South Korea ordered Chinese coronavirus patients currently receiving treatment for their symptoms in Intensive Care Units (ICUs) nationwide to vacate their beds immediately on Wednesday in an effort to ease a pandemic-induced hospital bed shortage across the country, the Korean Herald reported Thursday.
South Korea’s Ministry of Health and Welfare issued ejection notices to 210 ICU patients on December 22. The order applies to coronavirus patients who have been hospitalized in ICUs for more than 20 consecutive days. Patients who refuse to comply with the forced discharge face a fine of up to 1 million won ($842 USD).
The South Korean Health Ministry said 71 patients had obeyed the order as of Thursday morning. Public health authorities have arranged for these patients to move to non-coronavirus ICUs “or other ‘step-down’ beds providing less intensive care accordingly,” the ministry said.
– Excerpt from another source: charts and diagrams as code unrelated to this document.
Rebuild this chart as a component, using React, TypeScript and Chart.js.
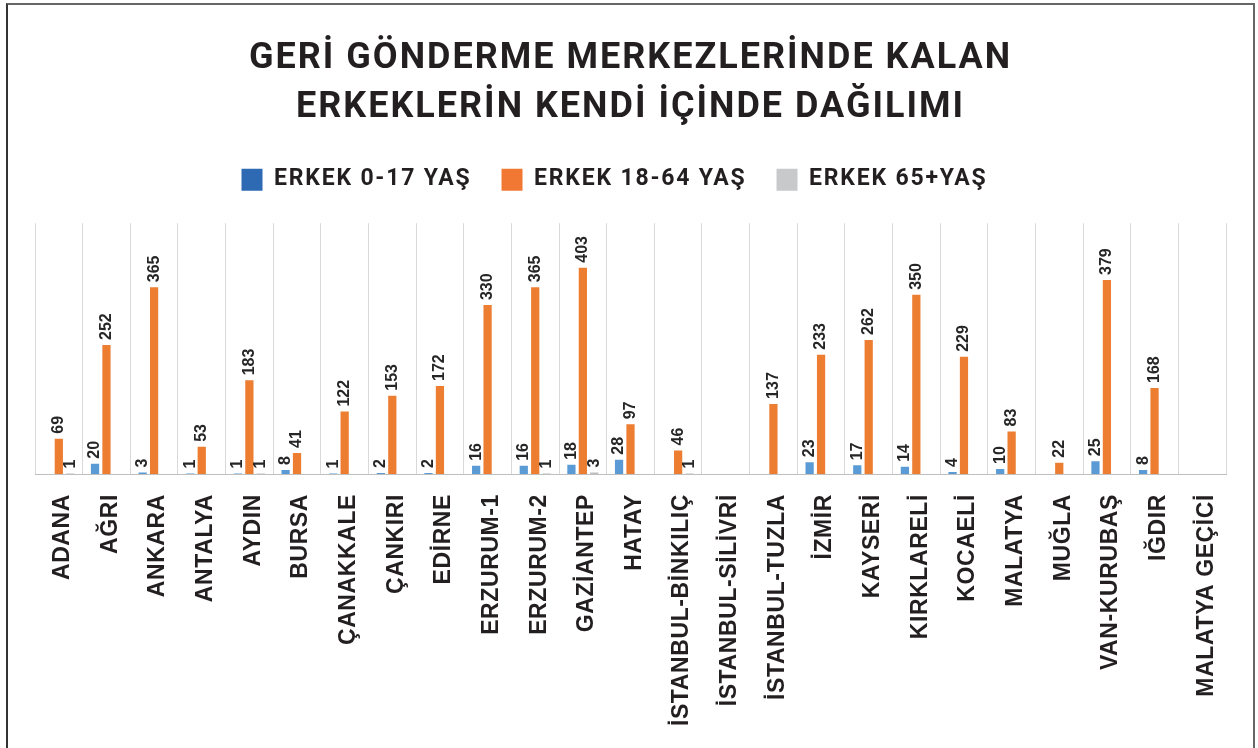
import React, { useEffect, useRef } from 'react';
import { Chart, registerables } from 'chart.js';

Chart.register(...registerables);

const titleLines = ['GERİ GÖNDERME MERKEZLERİNDE KALAN', 'ERKEKLERİN KENDİ İÇİNDE DAĞILIMI'];

const categories = [
  'ADANA', 'AĞRI', 'ANKARA', 'ANTALYA', 'AYDIN', 'BURSA', 'ÇANAKKALE', 'ÇANKIRI', 'EDİRNE',
  'ERZURUM-1', 'ERZURUM-2', 'GAZİANTEP', 'HATAY', 'İSTANBUL-BİNKILIÇ', 'İSTANBUL-SİLİVRİ',
  'İSTANBUL-TUZLA', 'İZMİR', 'KAYSERİ', 'KIRKLARELİ', 'KOCAELİ', 'MALATYA', 'MUĞLA',
  'VAN-KURUBAŞ', 'IĞDIR', 'MALATYA GEÇİCİ',
];

const seriesNames = ['ERKEK 0-17 YAŞ', 'ERKEK 18-64 YAŞ', 'ERKEK 65+YAŞ'];

const age0to17 = [null, 20, 3, 1, 1, 8, 1, 2, 2, 16, 16, 18, 28, null, null, null, 23, 17, 14, 4, 10, null, 25, 8, null];
const age18to64 = [69, 252, 365, 53, 183, 41, 122, 153, 172, 330, 365, 403, 97, 46, null, 137, 233, 262, 350, 229, 83, 22, 379, 168, null];
const age65plus = [1, null, null, null, 1, null, null, null, null, null, 1, 3, null, 1, null, null, null, null, null, null, null, null, null, null, null];

const barColors = ['#5B9BD5', '#ED7D31', '#BFBFBF'];
const legendColors = ['#2E6AB3', '#F07833', '#C8C9CB'];

const TEXT = '#231F20';
const ARIAL = '"Liberation Sans", Arial, sans-serif';
const ROBOTO = 'Roboto, "Noto Sans", sans-serif';

const TITLE_SPACING = '2px';
const LEGEND_SPACING = '1.8px';
const TICK_SPACING = '0.6px';
const LEGEND_SHIFT = -16;

function withSpacing(ctx: any, spacing: string, fn: () => any) {
  ctx.save();
  ctx.letterSpacing = spacing;
  try {
    return fn();
  } finally {
    ctx.restore();
  }
}

const textSpacing = {
  id: 'textSpacing',
  beforeLayout(chart: any) {
    const lg = chart.legend;
    if (lg && !lg.__spaced) {
      const fit = lg.fit.bind(lg);
      const draw = lg.draw.bind(lg);
      lg.fit = () => withSpacing(chart.ctx, LEGEND_SPACING, fit);
      lg.draw = () => withSpacing(chart.ctx, LEGEND_SPACING, draw);
      lg.__spaced = true;
    }
    const tb = chart.titleBlock;
    if (tb && !tb.__spaced) {
      const draw = tb.draw.bind(tb);
      tb.draw = () => withSpacing(chart.ctx, TITLE_SPACING, draw);
      tb.__spaced = true;
    }
    const sx = chart.scales && chart.scales.x;
    if (sx && !sx.__spaced) {
      const drawLabels = sx.drawLabels.bind(sx);
      sx.drawLabels = (area: any) => withSpacing(chart.ctx, TICK_SPACING, () => drawLabels(area));
      sx.__spaced = true;
    }
  },
  afterLayout(chart: any) {
    const lg = chart.legend;
    if (lg) {
      lg.left += LEGEND_SHIFT;
      lg.right += LEGEND_SHIFT;
    }
  },
};

const valueLabels = {
  id: 'valueLabels',
  afterDatasetsDraw(chart: any) {
    const ctx = chart.ctx;
    ctx.save();
    ctx.font = `bold 16px ${ARIAL}`;
    ctx.fillStyle = '#262626';
    ctx.textAlign = 'left';
    ctx.textBaseline = 'middle';
    chart.data.datasets.forEach((ds: any, di: number) => {
      const meta = chart.getDatasetMeta(di);
      meta.data.forEach((bar: any, i: number) => {
        const v = ds.data[i];
        if (v === null || v === undefined) return;
        ctx.save();
        ctx.translate(bar.x, bar.y - 5);
        ctx.rotate(-Math.PI / 2);
        ctx.fillText(String(v), 0, 0);
        ctx.restore();
      });
    });
    ctx.restore();
  },
};

export default function App() {
  const ref = useRef<HTMLCanvasElement | null>(null);

  useEffect(() => {
    if (!ref.current) return;
    const chart = new Chart(ref.current, {
      type: 'bar',
      data: {
        labels: categories,
        datasets: [
          { label: seriesNames[0], data: age0to17, backgroundColor: barColors[0] },
          { label: seriesNames[1], data: age18to64, backgroundColor: barColors[1] },
          { label: seriesNames[2], data: age65plus, backgroundColor: barColors[2] },
        ] as any,
      },
      options: {
        responsive: false,
        animation: false,
        devicePixelRatio: 1,
        datasets: { bar: { barPercentage: 0.72, categoryPercentage: 0.72 } },
        layout: { padding: { left: 35, right: 32, top: 0, bottom: 0 } },
        plugins: {
          title: {
            display: true,
            text: titleLines,
            color: TEXT,
            font: { family: ROBOTO, size: 36, weight: 'bold', lineHeight: 1.35 },
            padding: { top: 35, bottom: 6 },
          },
          subtitle: {
            display: true,
            text: '',
            font: { size: 1, lineHeight: 1 },
            padding: { top: 11, bottom: 10 },
          },
          legend: {
            display: true,
            weight: 1800,
            labels: {
              boxWidth: 21,
              boxHeight: 22,
              padding: 30,
              color: TEXT,
              font: { family: ROBOTO, size: 23, weight: 'bold' },
              generateLabels: (c: any) =>
                c.data.datasets.map((ds: any, i: number) => ({
                  text: ds.label,
                  fillStyle: legendColors[i],
                  strokeStyle: legendColors[i],
                  lineWidth: 0,
                  fontColor: TEXT,
                  datasetIndex: i,
                  hidden: false,
                })),
            },
          },
          tooltip: { enabled: false },
        },
        scales: {
          x: {
            grid: { color: '#D9D9D9', lineWidth: 1, drawTicks: false, offset: true },
            border: { color: '#BFBFBF', width: 1 },
            ticks: {
              autoSkip: false,
              minRotation: 90,
              maxRotation: 90,
              padding: 20,
              labelOffset: 4,
              color: TEXT,
              font: { family: ARIAL, size: 23, weight: 'bold' },
            },
            afterFit: (s: any) => {
              s.height = 274;
            },
          },
          y: { display: false, min: 0, max: 490 },
        },
      },
      plugins: [textSpacing, valueLabels],
    });
    return () => chart.destroy();
  }, []);

  return (
    <div style={{ position: 'absolute', left: 0, top: 0, width: 1258, height: 748, overflow: 'hidden', background: '#fff' }}>
      <canvas ref={ref} width={1258} height={748} style={{ position: 'absolute', left: 0, top: 0, width: 1258, height: 748 }} />
      <div
        style={{
          position: 'absolute',
          left: 6,
          top: 3,
          width: 1245,
          height: 800,
          borderStyle: 'solid',
          borderWidth: 2,
          borderColor: '#666 #666 #666 #333',
          pointerEvents: 'none',
        }}
      />
    </div>
  );
}
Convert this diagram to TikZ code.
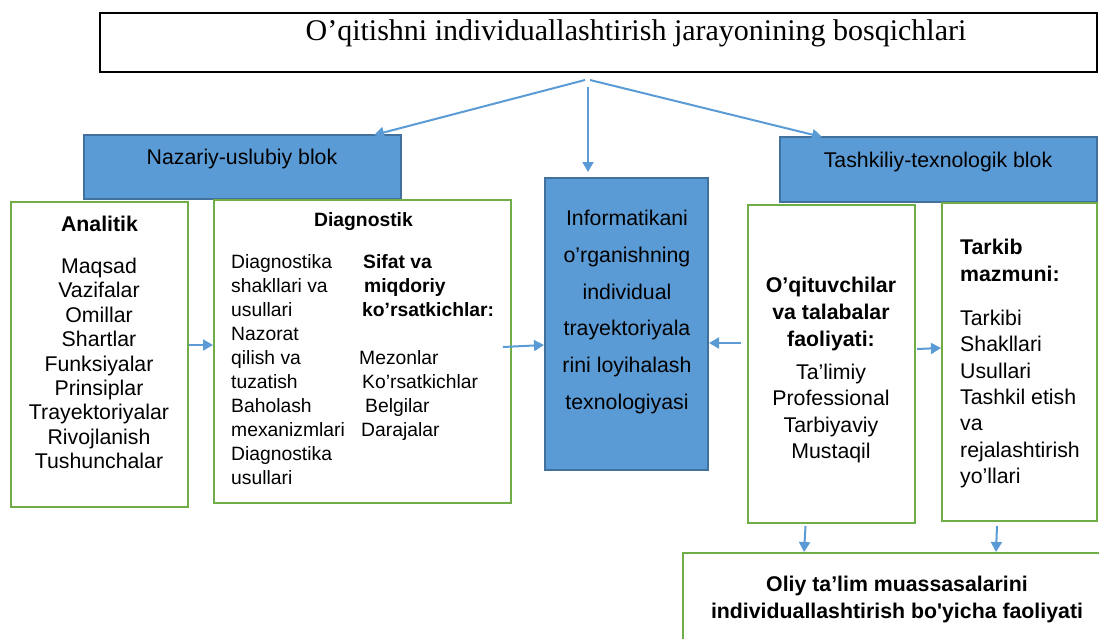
\documentclass[tikz,border=0pt]{standalone}
\usepackage{fontspec}
\setmainfont{Liberation Sans}
\newfontfamily\titlefont{Liberation Serif}
\usetikzlibrary{arrows.meta,calc}
\definecolor{bfill}{HTML}{5B9BD5}
\definecolor{bdraw}{HTML}{41719C}
\definecolor{gdraw}{HTML}{70AD47}
\definecolor{arr}{HTML}{5B9BD5}
\tikzset{
 bluebox/.style={draw=bdraw, fill=bfill, line width=2pt, inner sep=0pt},
 greenbox/.style={draw=gdraw, fill=white, line width=2pt, inner sep=0pt},
 titlebox/.style={draw=black, line width=2pt, inner sep=0pt},
 txt/.style={font=\fontsize{21.3}{25}\selectfont, inner sep=0pt, text height=15pt, text depth=0pt},
 btxt/.style={txt, font=\fontsize{21.3}{25}\selectfont\bfseries},
 stxt/.style={txt, font=\fontsize{19.3}{23}\selectfont, text height=14pt},
 sbtxt/.style={txt, font=\fontsize{19.3}{23}\selectfont\bfseries, text height=14pt},
 conn/.style={draw=arr, line width=2pt, -{Triangle[length=10pt,width=11pt]}},
}
\begin{document}
\begin{tikzpicture}[x=1pt,y=-1pt]
\useasboundingbox (0,0) rectangle (1099,638);
% boxes
\node[titlebox, minimum width=997pt, minimum height=59pt] (title) at (598.5,42.5) {};
\node[bluebox, minimum width=317pt, minimum height=64pt] (naz) at (242.5,167) {};
\node[bluebox, minimum width=317pt, minimum height=65pt] (tash) at (938.5,169.5) {};
\node[bluebox, minimum width=163pt, minimum height=292pt] (info) at (626.5,324) {};
\node[greenbox, minimum width=177pt, minimum height=305pt] (ana) at (99.5,354.5) {};
\node[greenbox, minimum width=297pt, minimum height=303pt] (diag) at (362.5,351.5) {};
\node[greenbox, minimum width=167pt, minimum height=318pt] (oqit) at (831.5,364) {};
\node[greenbox, minimum width=155pt, minimum height=318pt] (tark) at (1019.5,362) {};
\node[greenbox, minimum width=427pt, minimum height=97pt] (oliy) at (896.5,601.5) {};
% texts
\node[inner sep=0pt, font=\titlefont\fontsize{30}{34}\selectfont, text height=20pt, text depth=0pt] (titletxt) at (636,30) {O’qitishni individuallashtirish jarayonining bosqichlari};
\node[txt] (naztxt) at (242,157) {Nazariy-uslubiy blok};
\node[txt] (tashtxt) at (938,160) {Tashkiliy-texnologik blok};
\foreach \t [count=\i] in {Informatikani,o’rganishning,individual,trayektoriyala,rini loyihalash,texnologiyasi}
  \node[txt] (info\i) at (627,{218+36.8*(\i-1)}) {\t};
\node[btxt] (anahead) at (99.5,224) {Analitik};
\foreach \t [count=\i] in {Maqsad,Vazifalar,Omillar,Shartlar,Funksiyalar,Prinsiplar,Trayektoriyalar,Rivojlanish,Tushunchalar}
  \node[txt] (ana\i) at (99,{266+24.4*(\i-1)}) {\t};
\node[sbtxt] (diaghead) at (363.5,219) {Diagnostik};
\foreach \t [count=\i] in {Diagnostika,shakllari va,usullari,Nazorat,qilish va,tuzatish,Baholash,mexanizmlari,Diagnostika,usullari}
  \node[stxt, anchor=west] (diagl\i) at (231,{261+24*(\i-1)}) {\t};
\node[sbtxt, anchor=west] (sifat1) at (363,261) {Sifat va};
\node[sbtxt, anchor=west] (sifat2) at (364,285) {miqdoriy};
\node[sbtxt, anchor=west] (sifat3) at (362,309) {ko’rsatkichlar:};
\node[stxt, anchor=west] (mez1) at (359,357) {Mezonlar};
\node[stxt, anchor=west] (mez2) at (362,381) {Ko’rsatkichlar};
\node[stxt, anchor=west] (mez3) at (365,405) {Belgilar};
\node[stxt, anchor=west] (mez4) at (361,429) {Darajalar};
\foreach \t [count=\i] in {O’qituvchilar,va talabalar,faoliyati:}
  \node[btxt] (oqh\i) at (831,{285+27*(\i-1)}) {\t};
\foreach \t [count=\i] in {Ta’limiy,Professional,Tarbiyaviy,Mustaqil}
  \node[txt] (oq\i) at (831,{372+26.3*(\i-1)}) {\t};
\node[btxt, anchor=west] (tarh1) at (960,247) {Tarkib};
\node[btxt, anchor=west] (tarh2) at (960,274) {mazmuni:};
\foreach \t [count=\i] in {Tarkibi,Shakllari,Usullari,Tashkil etish,va,rejalashtirish,yo’llari}
  \node[txt, anchor=west] (tar\i) at (960,{318+26.3*(\i-1)}) {\t};
\node[btxt] (oliy1) at (897,584) {Oliy ta’lim muassasalarini};
\node[btxt] (oliy2) at (897,611) {individuallashtirish bo\textquotesingle yicha faoliyati};
% connectors
\coordinate (srcL) at (585,80);
\coordinate (srcM) at (588,87);
\coordinate (srcR) at (590,80);
\coordinate (nazT) at (374,135);
\coordinate (infoT) at (588,172);
\coordinate (tashT) at (822,137);
\draw[conn] (srcL) -- (nazT);
\draw[conn] (srcM) -- (infoT);
\draw[conn] (srcR) -- (tashT);
\draw[conn] ($(ana.east)+(0,-9.5)$) -- ($(diag.west)+(0,-6.5)$);
\draw[conn] ($(diag.east)+(-9,-4.5)$) -- ($(info.west)+(0,21)$);
\draw[conn] ($(oqit.west)+(-6,-21)$) -- ($(info.east)+(0,19)$);
\draw[conn] ($(oqit.east)+(1,-15)$) -- ($(tark.west)+(0,-14)$);
\draw[conn] ($(oqit.south)+(-26,2)$) -- ($(oliy.north west)+(122,0)$);
\draw[conn] ($(tark.south)+(-22.5,4)$) -- ($(oliy.north west)+(314,0)$);
\end{tikzpicture}
\end{document}
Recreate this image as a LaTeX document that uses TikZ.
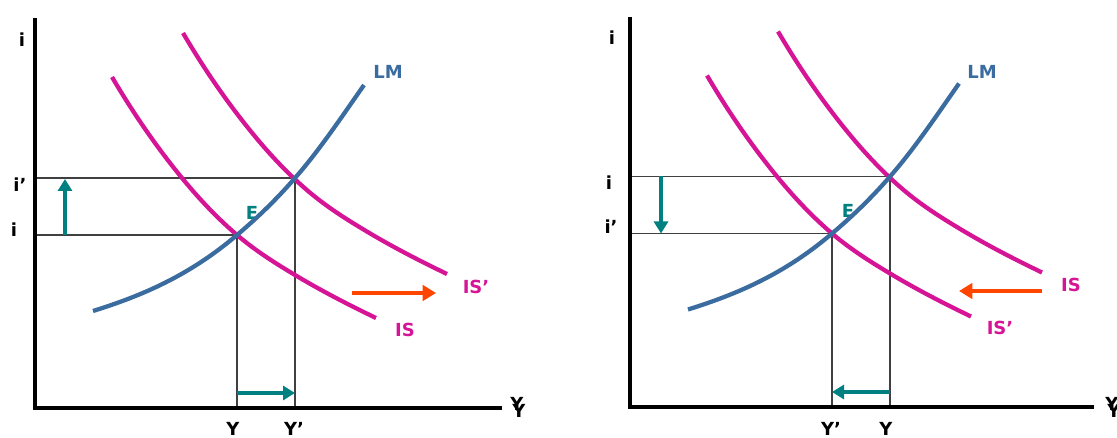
\documentclass[tikz,border=0pt]{standalone}
\usepackage{fontspec}
\setmainfont{DejaVu Sans}
\usetikzlibrary{arrows.meta}
\definecolor{ismag}{RGB}{214,20,150}
\definecolor{lmblue}{RGB}{58,108,160}
\definecolor{tealc}{RGB}{0,128,128}
\definecolor{redor}{RGB}{255,69,0}
\tikzset{
  axisline/.style={line width=3pt, black, line join=miter},
  guide/.style={line width=0.9pt, black!75},
  iscurve/.style={line width=3.2pt, ismag},
  lmcurve/.style={line width=3.2pt, lmblue},
  tealarrow/.style={line width=2.4pt, tealc, -{Triangle[length=9pt,width=10.5pt]}},
  redarrow/.style={line width=3pt, redor, -{Triangle[length=10pt,width=11.5pt]}},
  lbl/.style={font=\bfseries\fontsize{13.5}{15}\selectfont, inner sep=0pt},
}
\begin{document}
\begin{tikzpicture}[x=0.75pt,y=-0.75pt]
\useasboundingbox (0,0) rectangle (1117,438);

% ---------------- left panel ----------------
\begin{scope}
  \coordinate (La) at (35,18);
  \coordinate (LO) at (35,408);
  \coordinate (Lx) at (502,408);
  \coordinate (LE0) at (237,235);
  \coordinate (LE1) at (295,178);
  \coordinate (Lhi) at (35,235);
  \coordinate (Lhi2) at (35,178);
  \coordinate (Lb0) at (237,408);
  \coordinate (Lb1) at (295,408);
  \node[lbl, tealc] (LElbl) at (252,213) {E};
  \draw[guide] (Lhi) -- (LE0) -- (Lb0);
  \draw[guide] (Lhi2) -- (LE1) -- (Lb1);
  \draw[axisline] (La) -- (LO) -- (Lx);
  % IS
  \draw[iscurve] (112,77) .. controls (135.3,116.7) and (158.7,149.6) .. (182,178)
     .. controls (200.3,200.4) and (218.7,219.4) .. (237,235)
     .. controls (256.3,251.4) and (275.7,263.4) .. (295,275)
     .. controls (322,291.2) and (349,305) .. (376,318);
  % IS'
  \begin{scope}[shift={(71,-44)}]
  \draw[iscurve] (112,77) .. controls (135.3,116.7) and (158.7,149.6) .. (182,178)
     .. controls (200.3,200.4) and (218.7,219.4) .. (237,235)
     .. controls (256.3,251.4) and (275.7,263.4) .. (295,275)
     .. controls (322,291.2) and (349,305) .. (376,318);
  \end{scope}
  % LM
  \draw[lmcurve] (93,311) .. controls (141,296) and (189,276) .. (237,235)
     .. controls (256,219) and (276,200) .. (295,178)
     .. controls (318,152) and (341,118) .. (364,85);
  \coordinate (Lua) at (65,235); \coordinate (Lub) at (65,179);
  \draw[tealarrow] (Lua) -- (Lub);
  \coordinate (Lra) at (237,393); \coordinate (Lrb) at (295,393);
  \draw[tealarrow] (Lra) -- (Lrb);
  \coordinate (Lsa) at (352,293); \coordinate (Lsb) at (436,293);
  \draw[redarrow] (Lsa) -- (Lsb);
  \node[lbl] (Liax) at (22,40) {i};
  \node[lbl] (Li2) at (20,185) {i’};
  \node[lbl] (Li1) at (14,230) {i};
  \node[lbl] (LY) at (233,429) {Y};
  \node[lbl] (LY2) at (294,429) {Y’};
  \node[lbl] (LYax1) at (517,404) {Y};
  \node[lbl] (LYax2) at (519,411) {Y};
  \node[lbl, lmblue] (LLM) at (388,72) {LM};
  \node[lbl, ismag] (LIS2) at (476,287) {IS’};
  \node[lbl, ismag] (LIS) at (405,330) {IS};
\end{scope}

% ---------------- right panel ----------------
\begin{scope}[shift={(595,-1.5)}]
  \coordinate (Ra) at (35,18.5);
  \coordinate (RO) at (35,408.5);
  \coordinate (Rx) at (499,408.5);
  \coordinate (RE0) at (237,235);
  \coordinate (RE1) at (295,178);
  \coordinate (Rhi) at (35,235);
  \coordinate (Rhi2) at (35,178);
  \coordinate (Rb0) at (237,408.5);
  \coordinate (Rb1) at (295,408.5);
  \node[lbl, tealc] (RElbl) at (253,212) {E};
  \draw[guide] (Rhi) -- (RE0) -- (Rb0);
  \draw[guide] (Rhi2) -- (RE1) -- (Rb1);
  \draw[axisline] (Ra) -- (RO) -- (Rx);
  % IS' (lower)
  \draw[iscurve] (112,77) .. controls (135.3,116.7) and (158.7,149.6) .. (182,178)
     .. controls (200.3,200.4) and (218.7,219.4) .. (237,235)
     .. controls (256.3,251.4) and (275.7,263.4) .. (295,275)
     .. controls (322,291.2) and (349,305) .. (376,318);
  % IS (upper)
  \begin{scope}[shift={(71,-44)}]
  \draw[iscurve] (112,77) .. controls (135.3,116.7) and (158.7,149.6) .. (182,178)
     .. controls (200.3,200.4) and (218.7,219.4) .. (237,235)
     .. controls (256.3,251.4) and (275.7,263.4) .. (295,275)
     .. controls (322,291.2) and (349,305) .. (376,318);
  \end{scope}
  % LM
  \draw[lmcurve] (93,311) .. controls (141,296) and (189,276) .. (237,235)
     .. controls (256,219) and (276,200) .. (295,178)
     .. controls (318,152) and (341,118) .. (364,85);
  \coordinate (Rua) at (66,178); \coordinate (Rub) at (66,235);
  \draw[tealarrow] (Rua) -- (Rub);
  \coordinate (Rra) at (295,393.5); \coordinate (Rrb) at (237,393.5);
  \draw[tealarrow] (Rra) -- (Rrb);
  \coordinate (Rsa) at (447,292.5); \coordinate (Rsb) at (364,292.5);
  \draw[redarrow] (Rsa) -- (Rsb);
  \node[lbl] (Riax) at (17,39.5) {i};
  \node[lbl] (Ri1) at (14,184.5) {i};
  \node[lbl] (Ri2) at (16,228.5) {i’};
  \node[lbl] (RY2) at (236,430.5) {Y’};
  \node[lbl] (RY) at (291,430.5) {Y};
  \node[lbl] (RYax1) at (517,405.5) {Y};
  \node[lbl] (RYax2) at (519,412.5) {Y};
  \node[lbl, lmblue] (RLM) at (387,73.5) {LM};
  \node[lbl, ismag] (RIS) at (476,286.5) {IS};
  \node[lbl, ismag] (RIS2) at (405,329.5) {IS’};
\end{scope}
\end{tikzpicture}
\end{document}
Starting last week, South Korean health officials informed hospitals nationwide they would soon begin capping the length of ICU stays for Chinese coronavirus patients to 20 days maximum. After the 20-day mark, “the national health insurance waiver for COVID-19 [Chinese coronavirus]-related treatment costs will end for patients and hospitals will no longer be given aid,” Seoul warned.
Doctors may petition the South Korean Health Ministry to allow exceptions to the rule, but this must now be done through more formal means than before. Under the new measure, a doctor must justify through official documents why he or she believes a patient would need to stay in the ICU longer than the government-allotted time frame.
South Korea’s federal government decided on the 20-day ICU limit for coronavirus patients as part of its ongoing efforts to mitigate the country’s hospital bed shortage, which is reportedly reaching a crisis level. Park Hyang, a senior South Korean Health Ministry official, defended the time limits placed on ICU beds on Wednesday, saying they are based on precedents set by laws pertaining to South Korea’s Infectious Disease Control and Prevention Act.
Roughly 80 percent of all ICU beds within coronavirus hospital wings in South Korea were occupied as of December 23 at midnight, according to estimates by state health authorities. The occupancy rate on the same night for such beds in greater Seoul — home to nearly 10 million residents — was estimated at 85 percent.
At least 52 people in South Korea died while waiting for a hospital bed between November 1 and December 18, according to data from the Korea Disease Control and Prevention Agency.